**Instructions to follow**
Pictures in the records should not be copied, but every other part must be repeated exactly.

**Data records**
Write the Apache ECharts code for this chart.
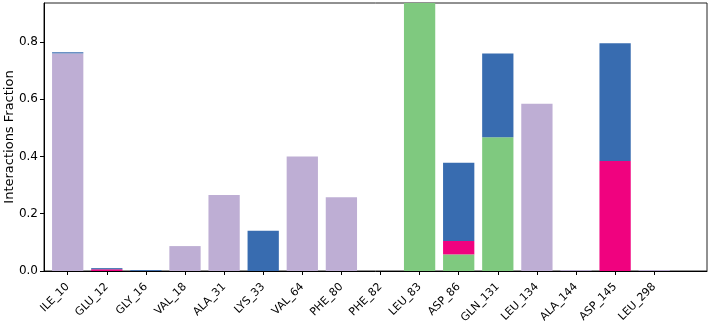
<!DOCTYPE html>
<html>
<head>
<meta charset="utf-8">
<script src="https://cdn.jsdelivr.net/npm/echarts@6/dist/echarts.min.js"></script>
<style>
  html, body { margin: 0; padding: 0; background: #fff; }
  #chart { width: 712px; height: 324px; }
</style>
</head>
<body>
<div id="chart"></div>
<script>
var categories = ["ILE_10", "GLU_12", "GLY_16", "VAL_18", "ALA_31", "LYS_33", "VAL_64", "PHE_80",
  "PHE_82", "LEU_83", "ASP_86", "GLN_131", "LEU_134", "ALA_144", "ASP_145", "LEU_298"];
var hBonds      = [0, 0, 0, 0, 0, 0, 0, 0, 0, 0.94, 0.058, 0.467, 0, 0, 0, 0];
var hydrophobic = [0.760, 0, 0, 0.087, 0.265, 0, 0.400, 0.258, 0, 0, 0, 0, 0.584, 0.003, 0, 0.003];
var ionic       = [0, 0.006, 0, 0, 0, 0, 0, 0, 0, 0, 0.047, 0, 0, 0, 0.384, 0];
var waterBridge = [0.004, 0.004, 0.003, 0, 0, 0.141, 0, 0, 0, 0, 0.273, 0.293, 0, 0, 0.411, 0];
var yMax = 0.936;

var font = "DejaVu Sans";
var chart = echarts.init(document.getElementById("chart"));

function makeBar(name, data, color) {
  return {
    name: name,
    type: "bar",
    stack: "total",
    xAxisIndex: 1,
    yAxisIndex: 1,
    barWidth: "80%",
    itemStyle: { color: color },
    data: data
  };
}

var option = {
  animation: false,
  grid: [
    // frame + y axis
    { left: 44, right: 5, top: 3, bottom: 53, show: true, borderColor: "#222", borderWidth: 1,
      containLabel: false, outerBoundsMode: "none" },
    // bars (narrower so the categories sit where they do in the original)
    { left: 48.15, right: 38.25, top: 3, bottom: 53, containLabel: false, outerBoundsMode: "none" }
  ],
  xAxis: [
    {
      gridIndex: 0, type: "value", min: 0, max: 1,
      axisLine: { show: true, lineStyle: { color: "#000", width: 1 } },
      axisTick: { show: false }, axisLabel: { show: false }, splitLine: { show: false }
    },
    {
      gridIndex: 1, type: "category", data: categories,
      axisLine: { show: false },
      axisTick: { show: true, alignWithLabel: true, length: 4, lineStyle: { color: "#000" } },
      axisLabel: { interval: 0, rotate: 45, margin: 14, fontSize: 11, fontFamily: font, color: "#000" },
      splitLine: { show: false }
    }
  ],
  yAxis: [
    {
      gridIndex: 0, type: "value", min: 0, max: yMax, interval: 0.2,
      name: "Interactions Fraction", nameLocation: "middle", nameGap: 28, nameMoveOverlap: false,
      nameTextStyle: { fontSize: 13, fontFamily: font, color: "#000" },
      axisLine: { show: true, lineStyle: { color: "#000", width: 1 } },
      axisTick: { show: true, length: 4, lineStyle: { color: "#000" } },
      axisLabel: {
        fontSize: 12, fontFamily: font, color: "#000", margin: 6, showMaxLabel: false,
        formatter: function (v) { return v.toFixed(1); }
      },
      splitLine: { show: false }
    },
    {
      gridIndex: 1, type: "value", min: 0, max: yMax,
      axisLine: { show: false }, axisTick: { show: false }, axisLabel: { show: false }, splitLine: { show: false }
    }
  ],
  series: [
    makeBar("H-bonds", hBonds, "#7fc97f"),
    makeBar("Hydrophobic", hydrophobic, "#beaed4"),
    makeBar("Ionic", ionic, "#f0027f"),
    makeBar("Water bridges", waterBridge, "#386cb0")
  ]
};
chart.setOption(option);
</script>
</body>
</html>
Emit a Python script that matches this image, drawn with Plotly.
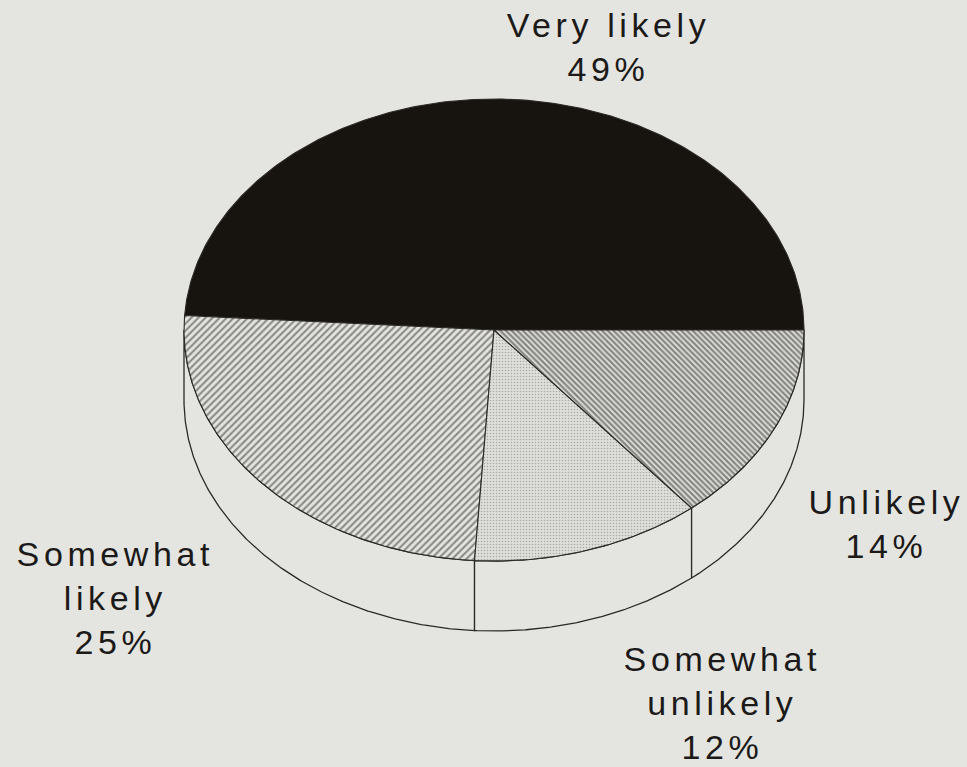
import numpy as np
import plotly.graph_objects as go

# Survey answers, listed counter-clockwise starting from the right-hand edge
categories = ["Very likely", "Somewhat likely", "Somewhat unlikely", "Unlikely"]
shares = [49, 25, 12, 14]  # percent

# Label text and where each block of label text sits (pixel space)
label_lines = [
    ["Very likely", "49%"],
    ["Somewhat", "likely", "25%"],
    ["Somewhat", "unlikely", "12%"],
    ["Unlikely", "14%"],
]
label_pos = [(608, 47), (115, 598), (722, 703), (886, 524)]

# Pie geometry in pixel space
W, H = 967, 767
CX, CY = 494, 330     # centre of the top face
RX, RY = 310, 231     # radii of the top ellipse
DEPTH = 70            # thickness of the disc
BG = "#e4e5e1"
INK = "#2b2926"

styles = {
    "Very likely": dict(fillcolor="#17130f"),
    "Somewhat likely": dict(fillcolor=BG, fillpattern=dict(
        shape="/", fgcolor="#34312e", bgcolor=BG, size=5, solidity=0.42)),
    "Somewhat unlikely": dict(fillcolor=BG, fillpattern=dict(
        shape=".", fgcolor="#77766f", bgcolor="#dedfda", size=3, solidity=0.22)),
    "Unlikely": dict(fillcolor=BG, fillpattern=dict(
        shape="\\", fgcolor="#2a2724", bgcolor=BG, size=4, solidity=0.58)),
}


def rim(t_deg, drop=0.0):
    t = np.radians(t_deg)
    return CX + RX * np.cos(t), CY - RY * np.sin(t) + drop


fig = go.Figure()

# angular extent of each slice from the shares
edges = np.concatenate([[0.0], np.cumsum(shares) / 100.0 * 360.0])

# side wall: only the front half (180..360 deg) is visible
for i, cat in enumerate(categories):
    a0, a1 = max(edges[i], 180.0), min(edges[i + 1], 360.0)
    if a1 <= a0:
        continue
    t = np.linspace(a0, a1, 200)
    xt, yt = rim(t)
    xb, yb = rim(t[::-1], DEPTH)
    fig.add_trace(go.Scatter(
        x=np.concatenate([xt, xb, xt[:1]]), y=np.concatenate([yt, yb, yt[:1]]),
        mode="lines", fill="toself", fillcolor=BG,
        line=dict(color=INK, width=1.3), hoverinfo="skip", showlegend=False))

# top face slices
for i, cat in enumerate(categories):
    t = np.linspace(edges[i], edges[i + 1], 300)
    xs, ys = rim(t)
    fig.add_trace(go.Scatter(
        x=np.concatenate([[CX], xs, [CX]]), y=np.concatenate([[CY], ys, [CY]]),
        mode="lines", fill="toself", line=dict(color=INK, width=1.1),
        name=cat, hoverinfo="name", showlegend=False, **styles[cat]))

for lines, (lx, ly) in zip(label_lines, label_pos):
    fig.add_annotation(
        x=lx, y=ly, xref="x", yref="y", text="<br>".join(lines),
        showarrow=False, xanchor="center", yanchor="middle", align="center",
        font=dict(family="Liberation Sans", size=34, color="#1c1a18"))

fig.update_layout(
    width=W, height=H, margin=dict(l=0, r=0, t=0, b=0),
    paper_bgcolor=BG, plot_bgcolor=BG,
    xaxis=dict(range=[0, W], visible=False, fixedrange=True),
    yaxis=dict(range=[H, 0], visible=False, fixedrange=True),
)

# widely tracked lettering for the labels
tracking = """
document.querySelectorAll('.annotation-text').forEach(function (el) {
    el.style.letterSpacing = '4.6px';
});
"""

fig.write_html("out.html", post_script=tracking)
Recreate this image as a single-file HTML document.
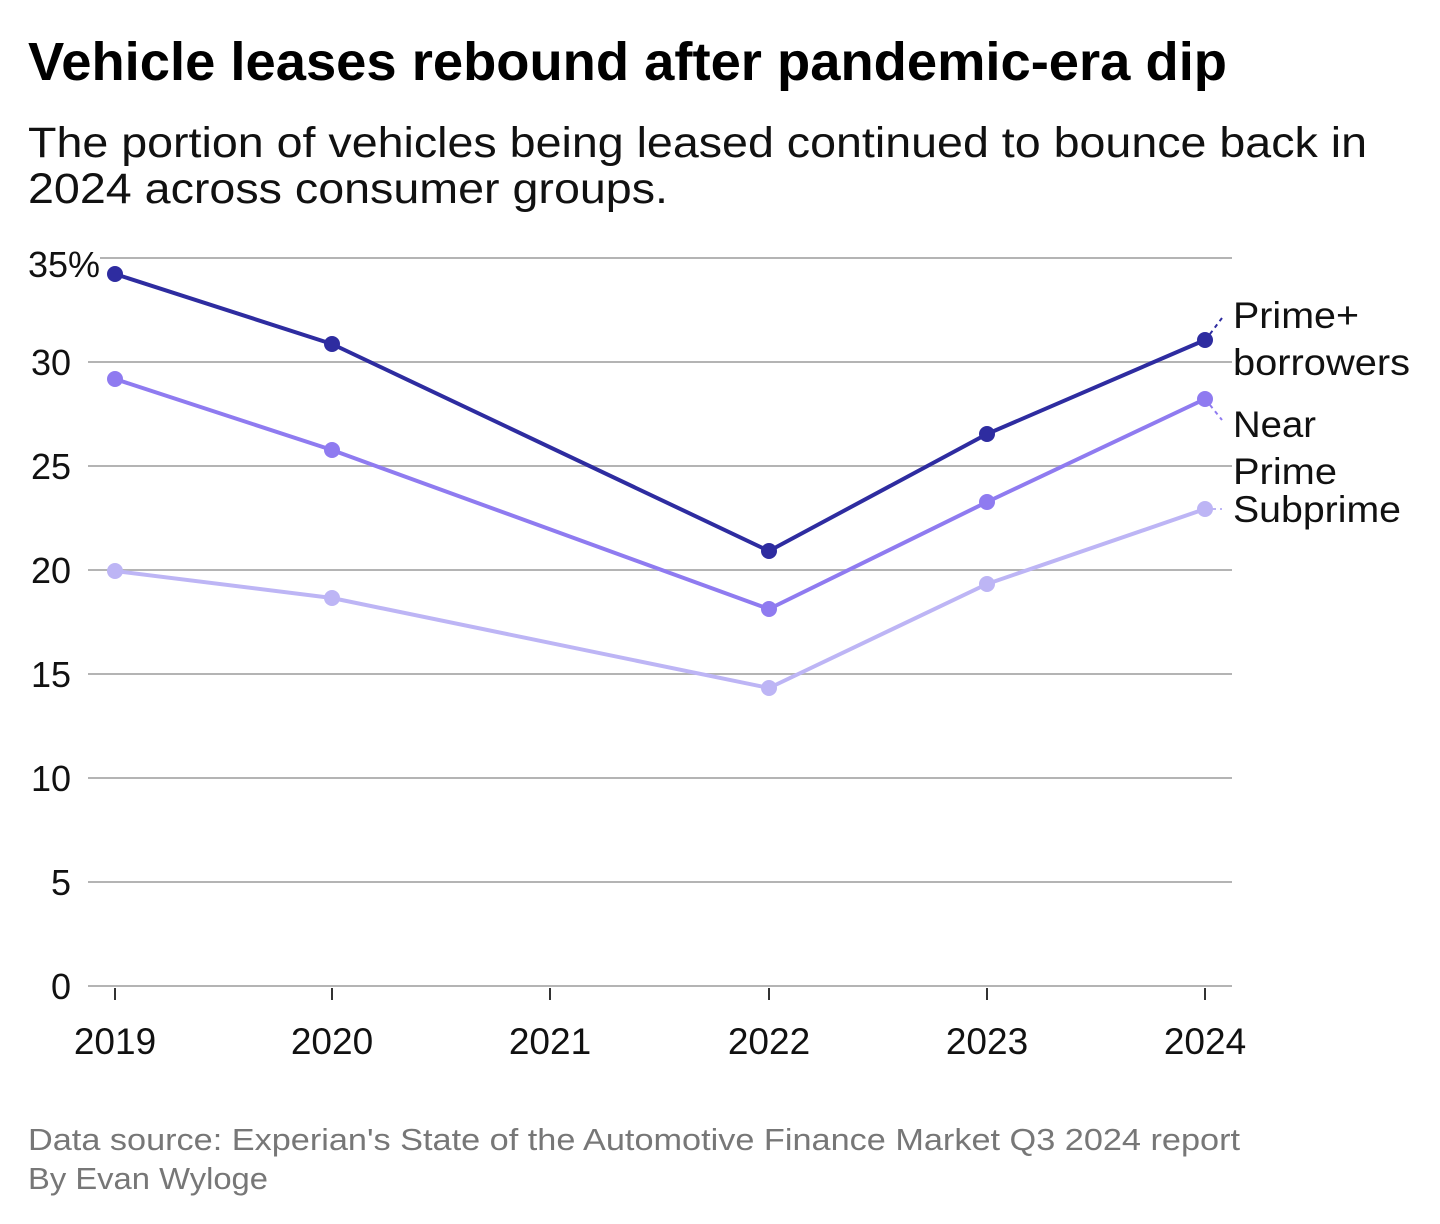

**The response**
Write the Apache ECharts code for this chart.
<!DOCTYPE html>
<html>
<head>
<meta charset="utf-8">
<script src="https://cdn.jsdelivr.net/npm/echarts@6/dist/echarts.min.js"></script>
<style>
  html, body { margin: 0; padding: 0; background: #fff; }
  #chart { width: 712px; height: 324px; }
</style>
</head>
<body>
<div id="chart"></div>
<script>
var categories = ["ILE_10", "GLU_12", "GLY_16", "VAL_18", "ALA_31", "LYS_33", "VAL_64", "PHE_80",
  "PHE_82", "LEU_83", "ASP_86", "GLN_131", "LEU_134", "ALA_144", "ASP_145", "LEU_298"];
var hBonds      = [0, 0, 0, 0, 0, 0, 0, 0, 0, 0.94, 0.058, 0.467, 0, 0, 0, 0];
var hydrophobic = [0.760, 0, 0, 0.087, 0.265, 0, 0.400, 0.258, 0, 0, 0, 0, 0.584, 0.003, 0, 0.003];
var ionic       = [0, 0.006, 0, 0, 0, 0, 0, 0, 0, 0, 0.047, 0, 0, 0, 0.384, 0];
var waterBridge = [0.004, 0.004, 0.003, 0, 0, 0.141, 0, 0, 0, 0, 0.273, 0.293, 0, 0, 0.411, 0];
var yMax = 0.936;

var font = "DejaVu Sans";
var chart = echarts.init(document.getElementById("chart"));

function makeBar(name, data, color) {
  return {
    name: name,
    type: "bar",
    stack: "total",
    xAxisIndex: 1,
    yAxisIndex: 1,
    barWidth: "80%",
    itemStyle: { color: color },
    data: data
  };
}

var option = {
  animation: false,
  grid: [
    // frame + y axis
    { left: 44, right: 5, top: 3, bottom: 53, show: true, borderColor: "#222", borderWidth: 1,
      containLabel: false, outerBoundsMode: "none" },
    // bars (narrower so the categories sit where they do in the original)
    { left: 48.15, right: 38.25, top: 3, bottom: 53, containLabel: false, outerBoundsMode: "none" }
  ],
  xAxis: [
    {
      gridIndex: 0, type: "value", min: 0, max: 1,
      axisLine: { show: true, lineStyle: { color: "#000", width: 1 } },
      axisTick: { show: false }, axisLabel: { show: false }, splitLine: { show: false }
    },
    {
      gridIndex: 1, type: "category", data: categories,
      axisLine: { show: false },
      axisTick: { show: true, alignWithLabel: true, length: 4, lineStyle: { color: "#000" } },
      axisLabel: { interval: 0, rotate: 45, margin: 14, fontSize: 11, fontFamily: font, color: "#000" },
      splitLine: { show: false }
    }
  ],
  yAxis: [
    {
      gridIndex: 0, type: "value", min: 0, max: yMax, interval: 0.2,
      name: "Interactions Fraction", nameLocation: "middle", nameGap: 28, nameMoveOverlap: false,
      nameTextStyle: { fontSize: 13, fontFamily: font, color: "#000" },
      axisLine: { show: true, lineStyle: { color: "#000", width: 1 } },
      axisTick: { show: true, length: 4, lineStyle: { color: "#000" } },
      axisLabel: {
        fontSize: 12, fontFamily: font, color: "#000", margin: 6, showMaxLabel: false,
        formatter: function (v) { return v.toFixed(1); }
      },
      splitLine: { show: false }
    },
    {
      gridIndex: 1, type: "value", min: 0, max: yMax,
      axisLine: { show: false }, axisTick: { show: false }, axisLabel: { show: false }, splitLine: { show: false }
    }
  ],
  series: [
    makeBar("H-bonds", hBonds, "#7fc97f"),
    makeBar("Hydrophobic", hydrophobic, "#beaed4"),
    makeBar("Ionic", ionic, "#f0027f"),
    makeBar("Water bridges", waterBridge, "#386cb0")
  ]
};
chart.setOption(option);
</script>
</body>
</html>
Emit a Python script that matches this image, drawn with Plotly.
import numpy as np
import plotly.graph_objects as go

# Survey answers, listed counter-clockwise starting from the right-hand edge
categories = ["Very likely", "Somewhat likely", "Somewhat unlikely", "Unlikely"]
shares = [49, 25, 12, 14]  # percent

# Label text and where each block of label text sits (pixel space)
label_lines = [
    ["Very likely", "49%"],
    ["Somewhat", "likely", "25%"],
    ["Somewhat", "unlikely", "12%"],
    ["Unlikely", "14%"],
]
label_pos = [(608, 47), (115, 598), (722, 703), (886, 524)]

# Pie geometry in pixel space
W, H = 967, 767
CX, CY = 494, 330     # centre of the top face
RX, RY = 310, 231     # radii of the top ellipse
DEPTH = 70            # thickness of the disc
BG = "#e4e5e1"
INK = "#2b2926"

styles = {
    "Very likely": dict(fillcolor="#17130f"),
    "Somewhat likely": dict(fillcolor=BG, fillpattern=dict(
        shape="/", fgcolor="#34312e", bgcolor=BG, size=5, solidity=0.42)),
    "Somewhat unlikely": dict(fillcolor=BG, fillpattern=dict(
        shape=".", fgcolor="#77766f", bgcolor="#dedfda", size=3, solidity=0.22)),
    "Unlikely": dict(fillcolor=BG, fillpattern=dict(
        shape="\\", fgcolor="#2a2724", bgcolor=BG, size=4, solidity=0.58)),
}


def rim(t_deg, drop=0.0):
    t = np.radians(t_deg)
    return CX + RX * np.cos(t), CY - RY * np.sin(t) + drop


fig = go.Figure()

# angular extent of each slice from the shares
edges = np.concatenate([[0.0], np.cumsum(shares) / 100.0 * 360.0])

# side wall: only the front half (180..360 deg) is visible
for i, cat in enumerate(categories):
    a0, a1 = max(edges[i], 180.0), min(edges[i + 1], 360.0)
    if a1 <= a0:
        continue
    t = np.linspace(a0, a1, 200)
    xt, yt = rim(t)
    xb, yb = rim(t[::-1], DEPTH)
    fig.add_trace(go.Scatter(
        x=np.concatenate([xt, xb, xt[:1]]), y=np.concatenate([yt, yb, yt[:1]]),
        mode="lines", fill="toself", fillcolor=BG,
        line=dict(color=INK, width=1.3), hoverinfo="skip", showlegend=False))

# top face slices
for i, cat in enumerate(categories):
    t = np.linspace(edges[i], edges[i + 1], 300)
    xs, ys = rim(t)
    fig.add_trace(go.Scatter(
        x=np.concatenate([[CX], xs, [CX]]), y=np.concatenate([[CY], ys, [CY]]),
        mode="lines", fill="toself", line=dict(color=INK, width=1.1),
        name=cat, hoverinfo="name", showlegend=False, **styles[cat]))

for lines, (lx, ly) in zip(label_lines, label_pos):
    fig.add_annotation(
        x=lx, y=ly, xref="x", yref="y", text="<br>".join(lines),
        showarrow=False, xanchor="center", yanchor="middle", align="center",
        font=dict(family="Liberation Sans", size=34, color="#1c1a18"))

fig.update_layout(
    width=W, height=H, margin=dict(l=0, r=0, t=0, b=0),
    paper_bgcolor=BG, plot_bgcolor=BG,
    xaxis=dict(range=[0, W], visible=False, fixedrange=True),
    yaxis=dict(range=[H, 0], visible=False, fixedrange=True),
)

# widely tracked lettering for the labels
tracking = """
document.querySelectorAll('.annotation-text').forEach(function (el) {
    el.style.letterSpacing = '4.6px';
});
"""

fig.write_html("out.html", post_script=tracking)
Recreate this image as a single-file HTML document.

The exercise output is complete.